Expression	Returns	Description
`Point(x, y, z)`	`Point`	Constructor of the `Point` defined its respective given coordinates.
`q(p)`	`Point`	`Point` copy constructor.
`q = p`	`Point`	`Point` assignement operator.
`ORIGIN`	`Point`	The point at the origin.
`gt.get_x(p)`	`Scalar`	Returns the 1st coordinate of point `p`.
`gt.get_y(p)`	`Scalar`	Returns the 2nd coordinate of point `p`.
`gt.get_z(p)`	`Scalar`	Returns the 3rd coordinate of point `p`.
`Vector(x, y, z)`	`Vector`	Constructor of the `Vector` defined its respective given coordinates.
`u(v)`	`Vector`	`Vector` copy constructor.
`u = v`	`Vector`	`Vector` assignement operator.
`NULL_VECTOR`	`Vector`	The zero length vector.
`v[0]`	`Scalar`	Returns the 1st coordinate of vector `v` (read only).
`v[1]`	`Scalar`	Returns the 2nd coordinate of vector `v` (read only).
`v[2]`	`Scalar`	Returns the 3rd coordinate of vector `v` (read only).
`gt.normalize(v)`	`Vector`	Returns the normalization of vector 'v'.
`gt.length2(v)`	`Scalar`	Returns the square of the length of vector `v`.
`gt.length(v)`	`Scalar`	Returns the length of vector `v`.
`gt.length(p, q)`	`Scalar`	Returns the distance between points `p` and `q`.
`gt.normal(p, q, r)`	`Vector`	Returns a vector that is normal to the plane passing through points `p`, `q` and `r`.
`gt.unit_normal(p, q, r)`	`Vector`	Returns a unit vector that is normal to the plane passing through points `p`, `q` and `r`.
`gt.add_v(u, v)`	`Vector`	Returns the sum of vectors `u` and `v`.
`gt.add_pv(p, v)`	`Point`	Returns the sum of point `p` and vector `v`.
`gt.sub_v(u, v)`	`Vector`	Returns the sum of vector `u` and the opposite of vector `v`.
`gt.sub_pv(p, v)`	`Point`	Returns the sum of point `p` and the opposite of vector `v`.
`gt.sub_p(p, q)`	`Vector`	Returns the vector from point `q` to point `p`.
`gt.scalar_mult(v, s)`	`Vector`	Returns the multiplication of vector `v` by scalar `s`.
`gt.dot_product(u, v)`	`Scalar`	Returns the dot product of vectors `u` and `v`.

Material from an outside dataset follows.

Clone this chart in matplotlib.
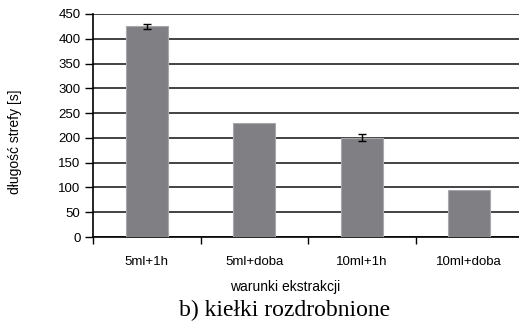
import matplotlib
matplotlib.use("Agg")
import matplotlib.pyplot as plt
import numpy as np

categories = ["5ml+1h", "5ml+doba", "10ml+1h", "10ml+doba"]
values = [425, 230, 200, 95]
errors = [5, 0, 7, 0]
yticks = [0, 50, 100, 150, 200, 250, 300, 350, 400, 450]

W, H = 519, 325
fig = plt.figure(figsize=(W / 100, H / 100), dpi=100)
ax = fig.add_axes([93 / W, (H - 237) / H, 430 / W, 223 / H])

x = np.arange(len(categories))
ax.bar(x, values, width=0.39, color="#7f7f84", edgecolor="#a8a8ac",
       linewidth=0.8, zorder=3)
# error bars only where a spread was measured
has_err = [i for i, e in enumerate(errors) if e > 0]
ax.errorbar(x[has_err], [values[i] for i in has_err],
            yerr=[errors[i] for i in has_err], fmt="none", ecolor="black",
            elinewidth=1.0, capsize=3, capthick=1.0, zorder=4)

ax.set_xlim(-0.5, len(categories) - 0.5)
ax.set_ylim(0, 450)
ax.set_yticks(yticks)
ax.yaxis.grid(True, color="#222222", linewidth=1.2, zorder=1)
ax.set_axisbelow(True)

font = {"family": "Liberation Sans", "size": 9.5}
ax.set_yticklabels([str(t) for t in yticks], **font)
ax.set_xticks(x)
ax.set_xticklabels(categories, **font)
ax.set_xticks(np.arange(len(categories) + 1) - 0.5, minor=True)
ax.tick_params(axis="x", which="major", length=0, pad=14)
ax.tick_params(axis="x", which="minor", length=5, width=1, direction="out")
ax.tick_params(axis="y", length=6, width=1, direction="out", pad=3)

for s in ["top", "right"]:
    ax.spines[s].set_visible(False)
for s in ["left", "bottom"]:
    ax.spines[s].set_linewidth(1.2)
    ax.spines[s].set_color("black")

fig.text(15 / W, 1 - 142 / H, "długość strefy [s]", rotation=90,
         ha="center", va="center", family="Liberation Sans", size=10)
fig.text(285 / W, 1 - 287 / H, "warunki ekstrakcji", ha="center",
         va="center", family="Liberation Sans", size=10)
fig.text(285 / W, 1 - 310 / H, "b) kiełki rozdrobnione", ha="center",
         va="center", family="Liberation Serif", size=17)

fig.savefig("out.png", dpi=100)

`gt.cross_product(u, v)`	`Vector`	Returns the cross product of vectors `u` and `v`.

Notes:

the concept checking test GeometryConceptCheck.h illustrate all above expressions
the current implementation misses to enable the following expressions
- p + q which returns a Point
- p - q which returns a Vector
- p + v which returns a Point
because they are not supported by the Point and Vector types of all datastructures.